With six new spots on the Corporation, which were gradually added over three years and culminated in a 13-member body in the summer of 2013, Corporation members say that the enlargement has had little effect on the group’s dynamic or Lee’s upcoming role as what has in recent years been called “the first among equals.”

Described by Faust as “a very calm voice” that will “take on any problem with great thoughtfulness and judiciousness,” Reischauer, Corporation members say, carefully considered the process of coming together and reaching agreement on a set of practices rather than dictating any outcome, a style that Lee plans to reproduce.

He’s a low-key leader but a very effective one,” says Nannerl O. Keohane, a Corporation member since 2005 and Princeton professor who studies and teaches leadership. “He wants to make sure that issues are addressed [,] make sure that everyone is heard, and bring us to a resolution at an appropriate time. He doesn’t compose anything.”

Reischauer’s subtle leadership style fits the responsibilities required for the senior fellow of the Corporation, which is more collaborative than the title might indicate, according to other members.
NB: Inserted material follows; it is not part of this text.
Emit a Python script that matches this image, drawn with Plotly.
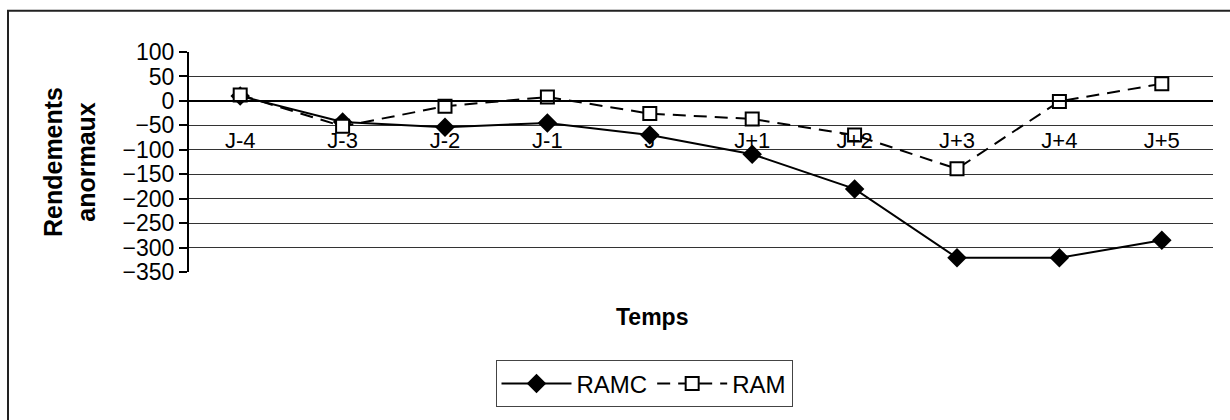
import plotly.graph_objects as go

categories = ["J-4", "J-3", "J-2", "J-1", "J", "J+1", "J+2", "J+3", "J+4", "J+5"]
ramc = [10, -43, -54, -45, -70, -109, -180, -321, -321, -285]
ram = [12, -52, -11, 8, -26, -37, -70, -139, -1, 35]

FONT = "Liberation Sans, Arial, sans-serif"

fig = go.Figure()
fig.add_trace(go.Scatter(
    x=categories, y=ramc, name="RAMC", mode="lines+markers",
    line=dict(color="black", width=2),
    marker=dict(symbol="diamond", size=15, color="black"),
))
fig.add_trace(go.Scatter(
    x=categories, y=ram, name="RAM", mode="lines+markers",
    line=dict(color="black", width=2, dash="13px,8px"),
    marker=dict(symbol="square", size=13, color="white", line=dict(color="black", width=2)),
))

L, R, T, B = 189, 17, 52, 139
W, H = 1230, 420
pw, ph = W - L - R, H - T - B

def px2x(px):
    return (px - L) / pw

def py2y(py):
    return (H - B - py) / ph

fig.update_layout(
    width=W, height=H,
    margin=dict(l=L, r=R, t=T, b=B),
    paper_bgcolor="white", plot_bgcolor="white",
    font=dict(family=FONT, size=23, color="black"),
    showlegend=True,
    legend=dict(
        orientation="h", x=px2x(644), y=py2y(373), xanchor="center", yanchor="top",
        bordercolor="#444", borderwidth=1, font=dict(size=24),
        tracegroupgap=0, itemwidth=70,
    ),
    xaxis=dict(
        type="category", range=[-0.5, 9.5],
        anchor="free", position=350 / 450,
        showline=True, linecolor="black", linewidth=2,
        showgrid=False, ticks="", ticklabelstandoff=20,
        tickfont=dict(size=22),
    ),
    yaxis=dict(
        range=[-350, 100], dtick=50, tick0=0,
        showline=True, linecolor="black", linewidth=2,
        ticks="outside", ticklen=8, tickwidth=2, tickcolor="black",
        showgrid=True, gridcolor="#333", gridwidth=1,
        zeroline=False,
        tickfont=dict(size=23),
        title=dict(text="<b>Rendements<br>anormaux</b>", font=dict(size=25), standoff=20),
    ),
    annotations=[dict(
        text="<b>Temps</b>", x=px2x(652), y=py2y(328), xref="paper", yref="paper",
        showarrow=False, font=dict(size=23), xanchor="center", yanchor="middle",
    )],
    shapes=[dict(
        type="rect", xref="paper", yref="paper",
        x0=px2x(8), x1=px2x(1245), y0=py2y(9), y1=py2y(440),
        line=dict(color="#222", width=2), layer="below",
    )],
)

fig.write_html(
    "out.html",
    config={"displayModeBar": False},
    post_script="document.body.style.margin='0';document.body.style.overflow='hidden';",
)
“I don’t think of the senior fellow [of the Harvard Corporation] as much of a CEO or a powerful figure as you might in the corporate world,” Rothenberg says. “We generally use a retreat in the summer to set up the next year in terms of what our primary themes, topics, [and] focus will be, and it’s much different than what would be a corporate environment.”

Reischauer echoes that idea, saying that he primarily aimed to help Faust set priorities by tapping into the skills and experiences of the individual members.

“You have an extremely talented group of individuals who don’t need to be led,” Reischauer says.

An understanding of the Corporation’s cooperative nature allowed Reischauer to delegate duties to the subcommittees that formed as part of the reforms. Corporation members say that his ability to delegate has increased the group’s functional efficiency.

Keohane says that working through small-scale legal issues with six other people, as was their practice in the Corporation’s original configuration, was an inferior process to receiving recommendations from a subcommittee that has already reviewed a decision’s details, allowing the main body to strategize on a higher level.